Entries with chart source code »
=====
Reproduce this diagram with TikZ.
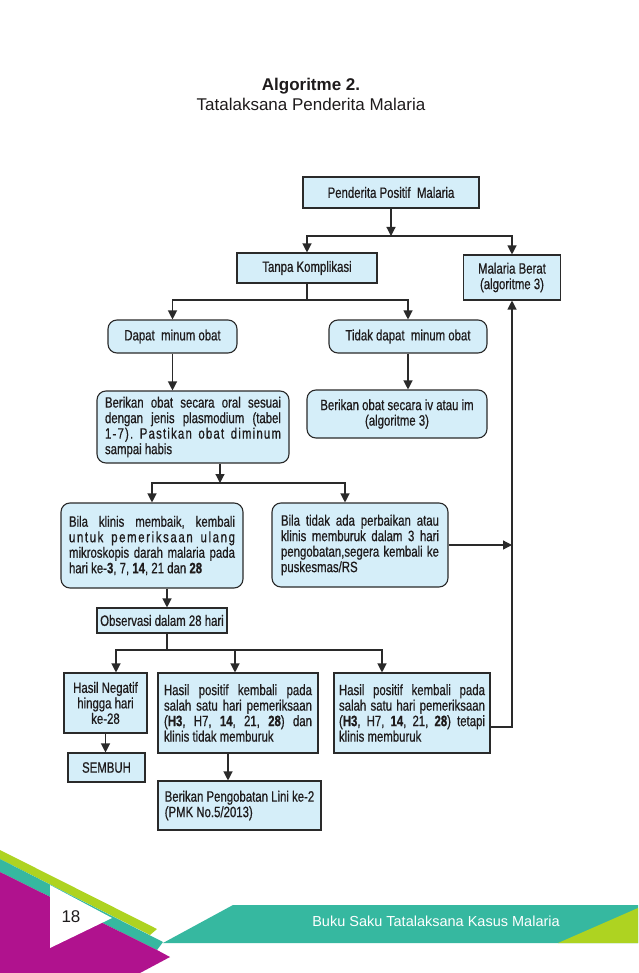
\documentclass[tikz,border=0pt]{standalone}
\usepackage{fontspec}
\setmainfont{Liberation Sans}
\newfontfamily\cond[FakeStretch=0.76,FakeBold=0.6]{Liberation Sans}
\usetikzlibrary{arrows.meta,calc}
\definecolor{boxfill}{HTML}{D5EEF9}
\definecolor{linec}{HTML}{2A2A2A}
\definecolor{txt}{HTML}{1E1B1C}
\definecolor{fmag}{HTML}{B0128E}
\definecolor{fteal}{HTML}{36B8A0}
\definecolor{flime}{HTML}{AED321}
\def\lsA{\hskip0pt plus1fill\relax}
\def\lsB{\hskip3pt plus3fill\relax}
\begin{document}
\begin{tikzpicture}[x=1pt,y=-1pt,
  box/.style={draw=linec, fill=boxfill, line width=1.1pt, inner ysep=2pt,
    font=\cond\fontsize{15}{15.5}\selectfont\frenchspacing, text=txt},
  rbox/.style={box, rounded corners=9pt},
  arr/.style={draw=linec, line width=1.2pt, -{Triangle[length=9pt,width=9pt]}},
  ln/.style={draw=linec, line width=1.2pt},
  ttl/.style={text=txt, font=\fontsize{17}{19}\selectfont},
]
\useasboundingbox (0,0) rectangle (638,973);
\fill[white] (0,0) rectangle (638,973);

% title
\node[ttl, font=\fontsize{17}{19}\selectfont\bfseries, anchor=base] (t1) at (311,91) {Algoritme 2.};
\node[ttl, anchor=base] (t2) at (311,111) {Tatalaksana Penderita Malaria};

% boxes
\node[box, minimum width=176pt, minimum height=31pt, align=center] (pos) at (391,192.5) {Penderita Positif\ \ Malaria};
\node[box, minimum width=140pt, minimum height=30pt, align=center] (tanpa) at (307,268) {Tanpa Komplikasi};
\node[box, minimum width=97pt, minimum height=45pt, align=center] (berat) at (512,277.5) {Malaria Berat\\(algoritme 3)};
\node[rbox, minimum width=129pt, minimum height=33pt, align=center] (dapat) at (172.5,336.5) {Dapat\ \ minum obat};
\node[rbox, minimum width=158pt, minimum height=33pt, align=center] (tidak) at (408,336.5) {Tidak dapat\ \ minum obat};
\node[rbox, text width=176pt, inner xsep=8pt, minimum height=72pt, align=justify] (oral) at (193,427) {Berikan obat secara oral sesuai\linebreak dengan jenis plasmodium (tabel\linebreak\hbox to\hsize{1\lsA -\lsA 7\lsA )\lsA .\lsB P\lsA a\lsA s\lsA t\lsA i\lsA k\lsA a\lsA n\lsB o\lsA b\lsA a\lsA t\lsB d\lsA i\lsA m\lsA i\lsA n\lsA u\lsA m}\linebreak sampai habis};
\node[rbox, minimum width=180pt, minimum height=48pt, align=center] (iv) at (397,414) {Berikan obat secara iv atau im\\(algoritme 3)};
\node[rbox, text width=166pt, inner xsep=8pt, minimum height=85pt, align=justify] (klinis) at (152,545.5) {Bila klinis membaik, kembali\linebreak\hbox to\hsize{u\lsA n\lsA t\lsA u\lsA k\lsB p\lsA e\lsA m\lsA e\lsA r\lsA i\lsA k\lsA s\lsA a\lsA a\lsA n\lsB u\lsA l\lsA a\lsA n\lsA g}\linebreak mikroskopis darah malaria pada\linebreak hari ke-\textbf{3}, 7, \textbf{14}, 21 dan \textbf{28}};
\node[rbox, text width=158pt, inner xsep=9pt, minimum height=84pt, align=justify] (tidakada) at (360,545) {Bila tidak ada perbaikan atau\linebreak klinis memburuk dalam 3 hari\linebreak pengobatan,segera kembali ke\linebreak puskesmas/RS};
\node[box, minimum width=130pt, minimum height=25pt, inner xsep=1pt, align=center] (obs) at (162,620.5) {Observasi dalam 28 hari};
\node[box, minimum width=83pt, minimum height=60pt, inner xsep=1pt, align=center] (neg) at (105.5,703) {Hasil Negatif\\hingga hari\\ke-28};
\node[box, minimum width=77pt, minimum height=29pt, align=center] (sembuh) at (106.5,767.5) {SEMBUH};
\node[box, text width=148pt, inner xsep=6pt, minimum height=80pt, align=justify] (pos1) at (238,713) {Hasil positif kembali pada\linebreak salah satu hari pemeriksaan\linebreak (\textbf{H3}, H7, \textbf{14}, 21, \textbf{28}) dan\linebreak klinis tidak memburuk};
\node[box, text width=146pt, inner xsep=5pt, minimum height=80pt, align=justify] (pos2) at (412,713) {Hasil positif kembali pada\linebreak salah satu hari pemeriksaan\linebreak (\textbf{H3}, H7, \textbf{14}, 21, \textbf{28}) tetapi\linebreak klinis memburuk};
\node[box, minimum width=163pt, minimum height=49pt, inner xsep=1pt, align=left] (lini) at (239.5,805.5) {Berikan Pengobatan Lini ke-2\\(PMK No.5/2013)};

% junctions
\coordinate (j1) at (391,236);
\coordinate (j2) at (307,300);
\coordinate (j3) at (220,483);
\coordinate (a4) at (345,483);
\coordinate (j5) at (167,650);
\coordinate (b1) at (116,650);
\coordinate (b2) at (235,650);
\coordinate (b3) at (382,650);
\coordinate (c6) at (228,753);
\coordinate (r1) at ($(pos2.east)+(0,14)$);

% connectors
\draw[arr] (pos.south) -- (j1);
\draw[arr] (j1) -| (tanpa.north);
\draw[arr] (j1) -| (berat.north);
\draw[ln] (tanpa.south) -- (j2);
\draw[arr] (j2) -| (dapat.north);
\draw[arr] (j2) -| (tidak.north);
\draw[arr] (dapat.south) -- (dapat.south |- oral.north);
\draw[arr] (tidak.south) -- (tidak.south |- iv.north);
\draw[arr] (j3 |- oral.south) -- (j3);
\draw[arr] (j3) -| (klinis.north);
\draw[arr] (j3) -- (a4) -- (a4 |- tidakada.north);
\draw[arr] (tidakada.east) -- (tidakada.east -| berat.south);
\draw[arr] (r1) -| (berat.south);
\draw[arr] (j5 |- klinis.south) -- (j5 |- obs.north);
\draw[ln] (j5 |- obs.south) -- (j5);
\draw[arr] (j5) -- (b1) -- (b1 |- neg.north);
\draw[arr] (b2) -- (b2 |- pos1.north);
\draw[arr] (j5) -- (b3) -- (b3 |- pos2.north);
\draw[arr] (neg.south) -- (neg.south |- sembuh.north);
\draw[arr] (c6) -- (c6 |- lini.north);

% footer
\fill[flime] (0,850) -- (157,929) -- (150,935) -- (0,859) -- cycle;
\fill[fteal] (0,859) -- (163,942) -- (157,950) -- (0,872) -- cycle;
\fill[fmag] (0,872) -- (157,950) -- (170,957) -- (140,973) -- (0,973) -- cycle;
\fill[white] (50,885) -- (112,918) -- (50,948) -- cycle;
\fill[fteal] (163,943) -- (233,905) -- (638,905) -- (638,943) -- cycle;
\fill[flime] (558,943) -- (638,908) -- (638,943) -- cycle;
\node[text=txt, font=\fontsize{17}{19}\selectfont] (pg) at (71,917) {18};
\node[text=white, font=\fontsize{14.5}{17}\selectfont] (ft) at (436,921) {Buku Saku Tatalaksana Kasus Malaria};
\end{tikzpicture}
\end{document}
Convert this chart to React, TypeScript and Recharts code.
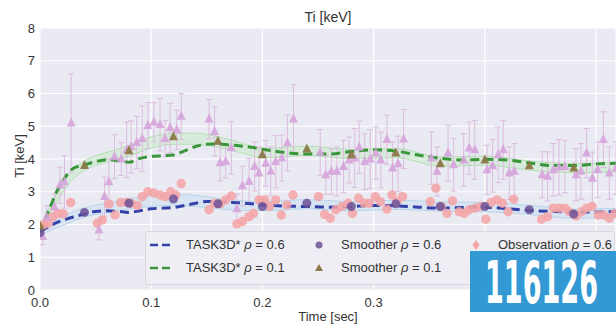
=====
TASK DIRECTIONS »
Look over the listing. Pull out every line with the string "this" in it.

PROBLEM SOLUTION »
Reproduce this diagram with TikZ.
Convert this chart to React, TypeScript and Recharts code.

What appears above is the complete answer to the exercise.